Драка – при всей своей отвратительности – прозаически обыденна. Как обыденна и последовавшая за ней страшная сцена: появившиеся дружинники выводят скомороха во двор, деловито бьют его всем телом о дерево, разбивают вдребезги гусли. Но всего больше поражает здесь другое: люди, только что смеявшиеся, не воспринимают творящееся зло как нечто из ряда вон выходящее или хотя бы любопытное. Мужики и бабы равнодушно молчат, через сарай спокойно проходит девочка. И если до этого вся сцена была снята в рассеянном освещении – за окнами лил дождь, – то именно с появлением дружинников через щели сарая стали пробиваться лучи яркого солнца. Даже как-то веселее стало. Но самым неожиданным и одновременно глубоко художественным оказался один штрих в актерском поведении Ролана Быкова: когда его выводят во двор, он оборачивается и виновато улыбается оставшимся.
Никакого впечатления – во всяком случае, внешне выраженного – не оказывает расправа со скоморохом и на Андрея.

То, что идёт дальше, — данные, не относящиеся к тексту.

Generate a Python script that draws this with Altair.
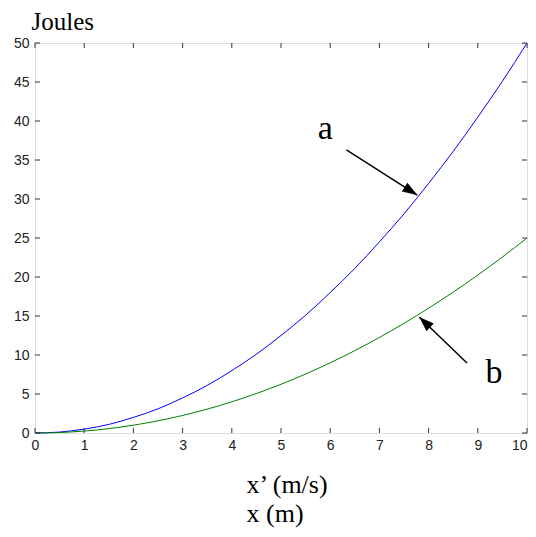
import altair as alt
import pandas as pd

# curve values
x_vals = [0, 0.5, 1, 1.5, 2, 2.5, 3, 3.5, 4, 4.5, 5, 5.5, 6, 6.5, 7, 7.5, 8, 8.5, 9, 9.5, 10]
a_vals = [0, 0.12, 0.5, 1.1, 2, 3.1, 4.5, 6.1, 8, 10.1, 12.5, 15.1, 18, 21.1, 24.5, 28.1, 32, 36.1, 40.5, 45.1, 50]
b_vals = [0, 0.06, 0.25, 0.56, 1, 1.56, 2.25, 3.06, 4, 5.06, 6.25, 7.56, 9, 10.56, 12.25, 14.06, 16, 18.06, 20.25, 22.56, 25]

x_ticks = [0, 1, 2, 3, 4, 5, 6, 7, 8, 9, 10]
y_ticks = [0, 5, 10, 15, 20, 25, 30, 35, 40, 45, 50]

# annotations: arrows (start -> tip) and labels
arrow_names = ["a", "b"]
arrow_x0 = [6.33, 8.78]
arrow_y0 = [36.3, 8.97]
arrow_x1 = [7.77, 7.81]
arrow_y1 = [30.5, 14.87]
arrow_angle = [122.4, 313.8]
label_x = [5.90, 9.33]
label_y = [37.7, 6.4]

W, H = 492, 390

curves = pd.DataFrame({
    "x": x_vals * 2,
    "y": a_vals + b_vals,
    "s": ["a"] * len(x_vals) + ["b"] * len(x_vals),
})
arrows = pd.DataFrame({"n": arrow_names, "x0": arrow_x0, "y0": arrow_y0,
                       "x1": arrow_x1, "y1": arrow_y1, "ang": arrow_angle,
                       "lx": label_x, "ly": label_y})
xt = pd.DataFrame({"t": x_ticks})
yt = pd.DataFrame({"t": y_ticks})

xs = alt.Scale(domain=[0, 10], nice=False, zero=False)
ys = alt.Scale(domain=[0, 50], nice=False, zero=False)

xaxis = alt.Axis(values=x_ticks, grid=False, domain=False, tickSize=0, labelPadding=5,
                 labelFlush=False, labelOverlap=False,
                 labelAlign={"condition": {"test": "datum.value == 10", "value": "right"},
                             "value": "center"},
                 labelFont="Liberation Sans", labelFontSize=14, labelColor="#222",
                 title=["x\u2019 (m/s)", "x (m)"], titleFont="Liberation Serif",
                 titleFontSize=26, titleFontWeight="normal", titleColor="#000",
                 titleLineHeight=29, titleAlign="left", titleAnchor="start",
                 titleBaseline="alphabetic", titleX=211, titleY=59)
yaxis = alt.Axis(values=y_ticks, grid=False, domain=False, tickSize=0, labelPadding=6,
                 labelFlush=False, labelOverlap=False,
                 labelFont="Liberation Sans", labelFontSize=14, labelColor="#222",
                 title="Joules", titleFont="Liberation Serif", titleFontSize=25,
                 titleFontWeight="normal", titleColor="#000", titleAngle=0,
                 titleAlign="left", titleBaseline="alphabetic", titleX=-4, titleY=-14)

lines = alt.Chart(curves).mark_line(strokeWidth=1, interpolate="monotone").encode(
    x=alt.X("x:Q", scale=xs, axis=xaxis),
    y=alt.Y("y:Q", scale=ys, axis=yaxis),
    color=alt.Color("s:N", scale=alt.Scale(domain=["a", "b"], range=["#0000FF", "#008000"]), legend=None),
)

tk = 5
tb = alt.Chart(xt).mark_rule(color="#333", strokeWidth=1).encode(
    x=alt.X("t:Q", scale=xs, axis=xaxis), y=alt.value(H), y2=alt.value(H - tk))
tt = alt.Chart(xt).mark_rule(color="#333", strokeWidth=1).encode(
    x=alt.X("t:Q", scale=xs, axis=xaxis), y=alt.value(0), y2=alt.value(tk))
tl = alt.Chart(yt).mark_rule(color="#333", strokeWidth=1).encode(
    y=alt.Y("t:Q", scale=ys, axis=yaxis), x=alt.value(0), x2=alt.value(tk))
tr = alt.Chart(yt).mark_rule(color="#333", strokeWidth=1).encode(
    y=alt.Y("t:Q", scale=ys, axis=yaxis), x=alt.value(W), x2=alt.value(W - tk))

shafts = alt.Chart(arrows).mark_rule(color="#000", strokeWidth=1.5).encode(
    x=alt.X("x0:Q", scale=xs, axis=xaxis), y=alt.Y("y0:Q", scale=ys, axis=yaxis),
    x2="x1:Q", y2="y1:Q")
heads = alt.Chart(arrows).mark_point(shape="M0,0L0.35,1L-0.35,1Z", filled=True,
                                     color="#000", opacity=1, size=900).encode(
    x=alt.X("x1:Q", scale=xs, axis=xaxis), y=alt.Y("y1:Q", scale=ys, axis=yaxis),
    angle=alt.Angle("ang:Q", scale=None))
labels = alt.Chart(arrows).mark_text(font="Liberation Serif", fontSize=34, color="#000",
                                     baseline="alphabetic", align="center").encode(
    x=alt.X("lx:Q", scale=xs, axis=xaxis), y=alt.Y("ly:Q", scale=ys, axis=yaxis), text="n:N")

chart = alt.layer(lines, tb, tt, tl, tr, shafts, heads, labels).properties(
    width=W, height=H,
    autosize=alt.AutoSizeParams(type="none"),
    padding={"left": 27, "top": 35, "right": 1, "bottom": 96},
).configure_view(stroke="#333", strokeWidth=1).configure(background="white")

chart.save("out.html", embed_options={"renderer": "svg", "actions": False})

Однако в сцене есть второй, более глубинный слой. Прозаически трезво показана привычность народа к жестокой обыденности и к беспросветности, даже ощущение им своей виновности (улыбка скомороха!). Кажется, все умерло в этих душах. Но та женская протяжная песня, которая началась в тихой части эпизода, слышалась все время и кончилась только с его концом. А когда скомороха ударили о дерево и он застонал, за кадром раздалось женское рыдание. Среди присутствующих никто не поет и не рыдает. Кто же это? Не сама ли Русь оплакивает себя и рыдает по своей участи?
Противоречивый образ народа, данный в начале фильма, закреплен позднее, в эпизоде «Страсти по Андрею». Рублев спорит с Феофаном Греком:
И далее: «…он все работает, работает, несет свой крест смиренно, не отчаивается, а молчит и терпит, только бога молит, чтобы сил хватило. Да разве не простит таким всевышний темноты их…» Слова эти мы слышим уже в начале сцены, в которой образ народа возводится до высот вселенского предания о восхождении Христа на Голгофу и его распятии. Христа и других персонажей этого предания Рублев, а через него и Тарковский видят не в библейских одеяниях, а в одеждах и в обстановке средневековой Руси. В пластической форме здесь реализуются слова Рублева о народе: «несет свой крест». И действительно, несет на себе крест русский мужик, несет, ступая лаптями по снегу, а за ним идут простые русские женщины; их сопровождают те же конные дружинники, которых мы видим и в других эпизодах.
Тайна необыкновенно сильного художественного воздействия сцены распятия – в соединении начал подчеркнуто обобщенных с резко заземленными. Строгие композиции кадров; сосредоточенное выражение лиц участников процессии; торжественный ритм как внутрикадрового движения, так и монтажа; слова Рублева, в которых раскрывается общечеловеческий смысл происходящего; музыка Овчинникова – мерная поступь глухих ударов – сменяется во время распятия все усиливающимся звучанием женского хорала. И вместе с тем – снег, прорубь в реке, крестьянские одежды, российские дома и городские стены, простонародные лица любопытствующего люда.
Особенно впечатляет кадр: «Христос» проходит к месту казни по снежному гребню мимо маленькой круглолицей девочки, стоящей за гребнем так, что видна только ее голова. Девочка смотрит на мученика снизу вверх и улыбается, обнажая свои редкие зубы.
Итак, темный, не сознающий себя народ-страдалец, терпеливо несущий свой крест. Но образ этот развертывается сюжетно. Почти сразу же за сценой распятия следует эпизод «Праздник», в котором народ предстает совершенно иным.
На пути во Владимир Андрей Рублев и Даниил Черный со своими подмастерьями попадают в чисто языческую деревню. В этом есть художественное преувеличение. Впрочем, на наш взгляд, вполне оправданное. Языческие верования в русском народе сохранялись после принятия христианства очень долго, вплоть до XIX века. В Средние же века они порой спорили с главенствующей религией. Академик Б. Рыбаков называл это явление двоеверием. Академик Д. Лихачев оценивает это по-другому. Он считает, что христианство «вбирало в себя… языческие обычаи». И даже более категорично: «Нет двух наук в математике, не было двоеверия и в крестьянской среде». Однако, несмотря на различие в научных определениях двух ученых, существо дела для нас не меняется – в русской деревне XV века преследуемые церковью языческие верования были сильны, и поэтому авторы фильма «Андрей Рублев» вполне могли пойти на сгущенное их выражение.
Русские люди из языческой деревни в «Празднике» не только вольны в проявлении своих естественных человеческих чувств, но и понимают их несовместимость с общепринятыми, навязанными им сверху религиозными установлениями. Еретики – они осознают свое еретичество и не боятся его.